> RECORDS FOR PROCESSING:
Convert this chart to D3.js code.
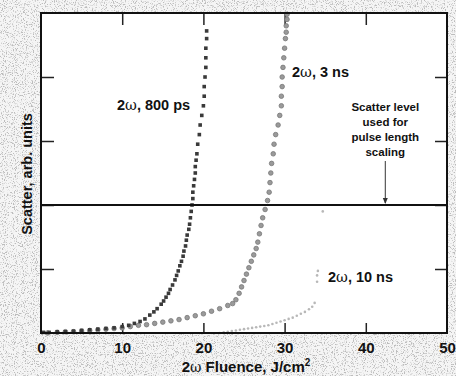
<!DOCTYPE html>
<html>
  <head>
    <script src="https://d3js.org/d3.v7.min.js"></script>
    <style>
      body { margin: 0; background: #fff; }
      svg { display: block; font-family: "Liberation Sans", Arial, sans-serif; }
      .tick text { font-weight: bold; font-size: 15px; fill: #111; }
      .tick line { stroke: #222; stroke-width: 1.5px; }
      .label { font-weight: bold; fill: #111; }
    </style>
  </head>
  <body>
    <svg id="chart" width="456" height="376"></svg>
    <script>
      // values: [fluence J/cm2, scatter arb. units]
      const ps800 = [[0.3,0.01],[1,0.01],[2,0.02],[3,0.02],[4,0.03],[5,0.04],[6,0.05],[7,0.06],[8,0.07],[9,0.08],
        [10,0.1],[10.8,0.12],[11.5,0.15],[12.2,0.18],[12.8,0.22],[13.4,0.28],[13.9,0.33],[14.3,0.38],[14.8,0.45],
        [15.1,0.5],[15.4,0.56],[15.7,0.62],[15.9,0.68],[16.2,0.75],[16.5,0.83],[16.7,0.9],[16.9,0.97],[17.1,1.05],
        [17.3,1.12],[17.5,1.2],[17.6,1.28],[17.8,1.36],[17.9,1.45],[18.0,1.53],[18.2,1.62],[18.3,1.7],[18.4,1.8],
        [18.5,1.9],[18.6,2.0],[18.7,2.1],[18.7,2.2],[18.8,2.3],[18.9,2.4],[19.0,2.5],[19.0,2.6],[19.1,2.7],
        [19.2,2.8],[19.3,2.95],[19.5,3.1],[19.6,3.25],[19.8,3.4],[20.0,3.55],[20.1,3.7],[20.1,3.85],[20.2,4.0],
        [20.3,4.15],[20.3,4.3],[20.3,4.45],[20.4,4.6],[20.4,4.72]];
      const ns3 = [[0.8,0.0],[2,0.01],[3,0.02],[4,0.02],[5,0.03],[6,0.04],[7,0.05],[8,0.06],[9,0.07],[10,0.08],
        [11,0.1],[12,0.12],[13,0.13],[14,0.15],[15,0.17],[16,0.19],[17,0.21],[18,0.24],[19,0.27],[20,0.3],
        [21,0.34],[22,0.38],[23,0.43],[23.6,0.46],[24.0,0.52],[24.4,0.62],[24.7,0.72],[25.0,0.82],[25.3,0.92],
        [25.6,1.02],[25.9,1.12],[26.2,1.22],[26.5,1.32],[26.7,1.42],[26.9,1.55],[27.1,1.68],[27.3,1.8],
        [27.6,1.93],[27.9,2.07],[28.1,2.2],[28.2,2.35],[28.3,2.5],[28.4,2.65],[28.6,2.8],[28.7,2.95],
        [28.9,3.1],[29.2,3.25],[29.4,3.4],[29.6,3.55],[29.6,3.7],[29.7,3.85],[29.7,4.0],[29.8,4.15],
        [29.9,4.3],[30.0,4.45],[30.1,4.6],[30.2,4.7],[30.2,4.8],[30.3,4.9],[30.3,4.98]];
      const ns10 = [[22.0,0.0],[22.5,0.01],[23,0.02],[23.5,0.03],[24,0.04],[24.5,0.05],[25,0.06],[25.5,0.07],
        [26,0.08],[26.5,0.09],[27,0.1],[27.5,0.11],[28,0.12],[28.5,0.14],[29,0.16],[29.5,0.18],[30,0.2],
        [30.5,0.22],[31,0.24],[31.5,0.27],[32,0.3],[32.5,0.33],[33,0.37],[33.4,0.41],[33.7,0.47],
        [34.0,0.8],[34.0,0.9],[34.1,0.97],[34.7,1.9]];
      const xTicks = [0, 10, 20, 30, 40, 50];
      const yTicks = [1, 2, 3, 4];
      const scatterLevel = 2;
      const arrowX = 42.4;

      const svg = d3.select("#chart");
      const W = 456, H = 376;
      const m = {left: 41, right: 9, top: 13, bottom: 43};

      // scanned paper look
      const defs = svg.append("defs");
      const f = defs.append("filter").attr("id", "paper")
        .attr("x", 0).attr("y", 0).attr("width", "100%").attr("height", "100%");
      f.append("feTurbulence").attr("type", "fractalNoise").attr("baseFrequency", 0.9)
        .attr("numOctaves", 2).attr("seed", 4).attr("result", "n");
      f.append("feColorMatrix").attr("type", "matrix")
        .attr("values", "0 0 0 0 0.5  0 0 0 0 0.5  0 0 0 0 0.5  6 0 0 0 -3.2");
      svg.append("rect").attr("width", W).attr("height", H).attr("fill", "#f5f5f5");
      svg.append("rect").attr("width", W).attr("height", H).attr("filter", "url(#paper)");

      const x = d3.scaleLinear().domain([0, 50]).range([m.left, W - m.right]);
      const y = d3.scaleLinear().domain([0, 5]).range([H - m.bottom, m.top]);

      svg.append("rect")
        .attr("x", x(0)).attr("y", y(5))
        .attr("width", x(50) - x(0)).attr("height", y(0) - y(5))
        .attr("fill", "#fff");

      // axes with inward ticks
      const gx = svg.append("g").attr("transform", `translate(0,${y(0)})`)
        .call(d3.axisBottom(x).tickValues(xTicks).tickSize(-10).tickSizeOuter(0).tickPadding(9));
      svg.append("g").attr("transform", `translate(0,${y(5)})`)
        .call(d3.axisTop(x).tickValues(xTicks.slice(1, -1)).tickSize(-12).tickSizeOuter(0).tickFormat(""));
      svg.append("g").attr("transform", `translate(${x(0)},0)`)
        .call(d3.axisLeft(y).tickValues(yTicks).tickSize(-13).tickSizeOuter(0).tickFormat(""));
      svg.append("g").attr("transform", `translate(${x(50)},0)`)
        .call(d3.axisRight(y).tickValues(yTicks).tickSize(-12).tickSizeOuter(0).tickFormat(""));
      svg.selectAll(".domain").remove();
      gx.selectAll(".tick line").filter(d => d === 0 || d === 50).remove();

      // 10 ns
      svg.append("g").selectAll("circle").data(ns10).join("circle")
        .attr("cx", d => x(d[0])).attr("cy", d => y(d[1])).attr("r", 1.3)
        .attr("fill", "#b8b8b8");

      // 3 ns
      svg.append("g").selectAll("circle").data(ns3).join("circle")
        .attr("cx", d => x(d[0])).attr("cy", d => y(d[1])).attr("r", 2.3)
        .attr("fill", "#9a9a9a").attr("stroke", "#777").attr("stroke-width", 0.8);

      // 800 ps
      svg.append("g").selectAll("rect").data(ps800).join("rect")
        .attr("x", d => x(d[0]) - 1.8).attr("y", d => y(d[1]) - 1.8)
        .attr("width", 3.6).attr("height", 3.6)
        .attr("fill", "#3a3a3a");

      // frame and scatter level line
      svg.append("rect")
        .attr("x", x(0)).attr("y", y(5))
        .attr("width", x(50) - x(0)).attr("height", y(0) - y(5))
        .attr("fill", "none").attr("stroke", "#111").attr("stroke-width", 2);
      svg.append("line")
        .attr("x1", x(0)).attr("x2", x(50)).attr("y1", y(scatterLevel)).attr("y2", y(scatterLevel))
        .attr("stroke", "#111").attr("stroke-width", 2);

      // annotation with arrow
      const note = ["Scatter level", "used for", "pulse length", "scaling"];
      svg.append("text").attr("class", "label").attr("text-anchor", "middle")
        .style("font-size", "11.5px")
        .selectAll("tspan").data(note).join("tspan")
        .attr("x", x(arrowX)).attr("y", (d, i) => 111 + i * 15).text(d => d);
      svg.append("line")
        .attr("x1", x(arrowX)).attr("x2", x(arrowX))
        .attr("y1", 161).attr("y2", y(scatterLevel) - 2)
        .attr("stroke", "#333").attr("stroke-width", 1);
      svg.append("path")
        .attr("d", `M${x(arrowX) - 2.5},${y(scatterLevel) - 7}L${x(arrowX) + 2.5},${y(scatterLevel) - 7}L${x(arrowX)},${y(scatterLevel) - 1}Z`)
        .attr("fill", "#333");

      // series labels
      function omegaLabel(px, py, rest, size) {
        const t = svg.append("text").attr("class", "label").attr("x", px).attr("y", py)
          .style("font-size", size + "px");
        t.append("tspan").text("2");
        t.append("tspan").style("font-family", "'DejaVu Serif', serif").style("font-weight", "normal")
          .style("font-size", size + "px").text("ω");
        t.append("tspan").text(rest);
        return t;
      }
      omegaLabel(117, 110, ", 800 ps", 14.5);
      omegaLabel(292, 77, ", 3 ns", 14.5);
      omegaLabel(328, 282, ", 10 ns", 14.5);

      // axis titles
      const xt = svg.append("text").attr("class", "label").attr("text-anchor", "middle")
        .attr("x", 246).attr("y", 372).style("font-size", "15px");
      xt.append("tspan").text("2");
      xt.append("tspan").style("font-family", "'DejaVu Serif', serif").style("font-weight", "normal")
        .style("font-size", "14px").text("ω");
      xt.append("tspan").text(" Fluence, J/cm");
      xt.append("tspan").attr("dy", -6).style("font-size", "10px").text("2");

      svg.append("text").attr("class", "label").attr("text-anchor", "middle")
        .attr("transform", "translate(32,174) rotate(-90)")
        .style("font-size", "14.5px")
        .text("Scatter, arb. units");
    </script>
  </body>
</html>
==
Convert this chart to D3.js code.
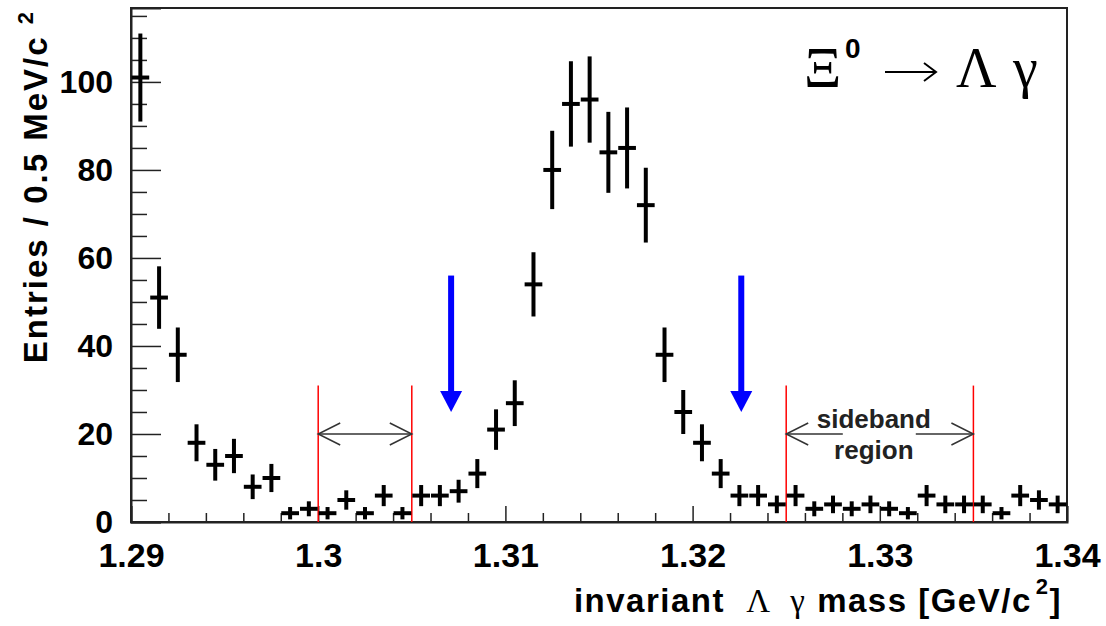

> GIVEN TASK: Every line that holds the word "chart" counts once; state the total number of such lines and nothing else.

> ANSWER TO THE PROBLEM: 4